• **EXERCISE GOAL**
Transcribe all of the material exactly, except for its pictures.

================================

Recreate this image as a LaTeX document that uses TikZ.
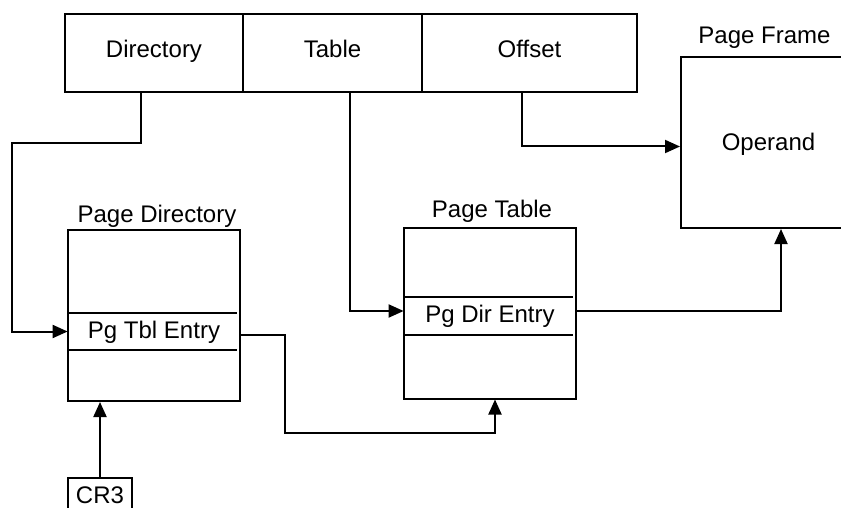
\documentclass[tikz,border=0pt]{standalone}
\usepackage{fontspec}
\setmainfont{Liberation Sans}
\usepackage{tikz}
\usetikzlibrary{positioning,arrows.meta}
\tikzstyle{field} = [
rectangle,
draw=black,
line width=1pt,
inner sep=0pt,
outer sep=0pt,
minimum height=39pt,
text height=9pt,
text depth=4.5pt,
text centered
]
\tikzstyle{table} = [
rectangle,
draw=black,
line width=1pt,
inner sep=0pt,
minimum width=86pt,
minimum height=85.5pt
]
\tikzstyle{entry} = [
rectangle,
inner sep=0pt,
minimum width=86pt,
minimum height=18.5pt,
text height=9pt,
text depth=2.5pt,
text centered
]
\tikzstyle{caption} = [
inner sep=0pt
]
\tikzstyle{arrow} = [
line width=1pt,
-{Triangle[length=7.5pt,width=6.5pt]}
]

\begin{document}
\begin{tikzpicture}[x=0.5pt,y=-0.5pt,font=\fontsize{12}{14}\selectfont]
					\useasboundingbox (0,0) rectangle (841,508);
					%Nodes
					\node[field,minimum width=89pt] (dir) at (154,53) {Directory};
					\node[field,minimum width=89.5pt,right=0pt of dir] (tbl) {Table};
					\node[field,minimum width=107.5pt,right=0pt of tbl] (off) {Offset};
					\node[table,minimum width=87.5pt,anchor=north west,text height=9pt,text depth=0.5pt] (pfr) at (680,56) {Operand};
					\node[caption,above=3.5pt of pfr,xshift=-2pt] (pfrlbl) {Page Frame};
					\node[table] (pdir) at (154,315.5) {};
					\node[entry] (pte) at (154,331.5) {Pg Tbl Entry};
					\node[caption,above=0.5pt of pdir,xshift=1.5pt] (pdirlbl) {Page Directory};
					\node[table] (ptab) at (490,313) {};
					\node[entry] (pde) at (490,316) {Pg Dir Entry};
					\node[caption,above=2pt of ptab,xshift=1pt] (ptablbl) {Page Table};
					\node[rectangle,draw=black,line width=1pt,inner sep=0pt,minimum width=32pt,minimum height=17pt] (cr3) at (100,495) {CR3};
					%Entry rows
					\draw[line width=1pt] (pte.north west) -- ([xshift=-1.5pt]pte.north east);
					\draw[line width=1pt] (pte.south west) -- ([xshift=-1.5pt]pte.south east);
					\draw[line width=1pt] (pde.north west) -- ([xshift=-1.5pt]pde.north east);
					\draw[line width=1pt] (pde.south west) -- ([xshift=-1.5pt]pde.south east);
					%Arrows
					\draw[arrow] ([xshift=-6.5pt]dir.south) -- ++(0,51) -| ([xshift=-28pt]pte.west) -- (pte.west);
					\draw[arrow] ([xshift=8.75pt]tbl.south) |- ([yshift=2.5pt]pde.west);
					\draw[arrow] ([xshift=-3.75pt]off.south) |- ([yshift=-2pt]pfr.west);
					\draw[arrow] ([yshift=-1.75pt]pte.east) -- ++(45,0) -- ++(0,98) -| ([xshift=2.5pt]ptab.south);
					\draw[arrow] ([yshift=2.5pt]pde.east) -| ([xshift=6.25pt]pfr.south);
					\draw[arrow] (cr3.north) -- (cr3.north |- pdir.south);
				\end{tikzpicture}
\end{document}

================================

• **EXPECTED ANSWER**
Recreate this image as a LaTeX document that uses TikZ.
\documentclass[tikz,border=0pt]{standalone}
\usepackage{fontspec}
\setmainfont{Liberation Sans}
\usepackage{tikz}
\usetikzlibrary{positioning,arrows.meta}
\tikzstyle{field} = [
rectangle,
draw=black,
line width=1pt,
inner sep=0pt,
outer sep=0pt,
minimum height=39pt,
text height=9pt,
text depth=4.5pt,
text centered
]
\tikzstyle{table} = [
rectangle,
draw=black,
line width=1pt,
inner sep=0pt,
minimum width=86pt,
minimum height=85.5pt
]
\tikzstyle{entry} = [
rectangle,
inner sep=0pt,
minimum width=86pt,
minimum height=18.5pt,
text height=9pt,
text depth=2.5pt,
text centered
]
\tikzstyle{caption} = [
inner sep=0pt
]
\tikzstyle{arrow} = [
line width=1pt,
-{Triangle[length=7.5pt,width=6.5pt]}
]

\begin{document}
\begin{tikzpicture}[x=0.5pt,y=-0.5pt,font=\fontsize{12}{14}\selectfont]
					\useasboundingbox (0,0) rectangle (841,508);
					%Nodes
					\node[field,minimum width=89pt] (dir) at (154,53) {Directory};
					\node[field,minimum width=89.5pt,right=0pt of dir] (tbl) {Table};
					\node[field,minimum width=107.5pt,right=0pt of tbl] (off) {Offset};
					\node[table,minimum width=87.5pt,anchor=north west,text height=9pt,text depth=0.5pt] (pfr) at (680,56) {Operand};
					\node[caption,above=3.5pt of pfr,xshift=-2pt] (pfrlbl) {Page Frame};
					\node[table] (pdir) at (154,315.5) {};
					\node[entry] (pte) at (154,331.5) {Pg Tbl Entry};
					\node[caption,above=0.5pt of pdir,xshift=1.5pt] (pdirlbl) {Page Directory};
					\node[table] (ptab) at (490,313) {};
					\node[entry] (pde) at (490,316) {Pg Dir Entry};
					\node[caption,above=2pt of ptab,xshift=1pt] (ptablbl) {Page Table};
					\node[rectangle,draw=black,line width=1pt,inner sep=0pt,minimum width=32pt,minimum height=17pt] (cr3) at (100,495) {CR3};
					%Entry rows
					\draw[line width=1pt] (pte.north west) -- ([xshift=-1.5pt]pte.north east);
					\draw[line width=1pt] (pte.south west) -- ([xshift=-1.5pt]pte.south east);
					\draw[line width=1pt] (pde.north west) -- ([xshift=-1.5pt]pde.north east);
					\draw[line width=1pt] (pde.south west) -- ([xshift=-1.5pt]pde.south east);
					%Arrows
					\draw[arrow] ([xshift=-6.5pt]dir.south) -- ++(0,51) -| ([xshift=-28pt]pte.west) -- (pte.west);
					\draw[arrow] ([xshift=8.75pt]tbl.south) |- ([yshift=2.5pt]pde.west);
					\draw[arrow] ([xshift=-3.75pt]off.south) |- ([yshift=-2pt]pfr.west);
					\draw[arrow] ([yshift=-1.75pt]pte.east) -- ++(45,0) -- ++(0,98) -| ([xshift=2.5pt]ptab.south);
					\draw[arrow] ([yshift=2.5pt]pde.east) -| ([xshift=6.25pt]pfr.south);
					\draw[arrow] (cr3.north) -- (cr3.north |- pdir.south);
				\end{tikzpicture}
\end{document}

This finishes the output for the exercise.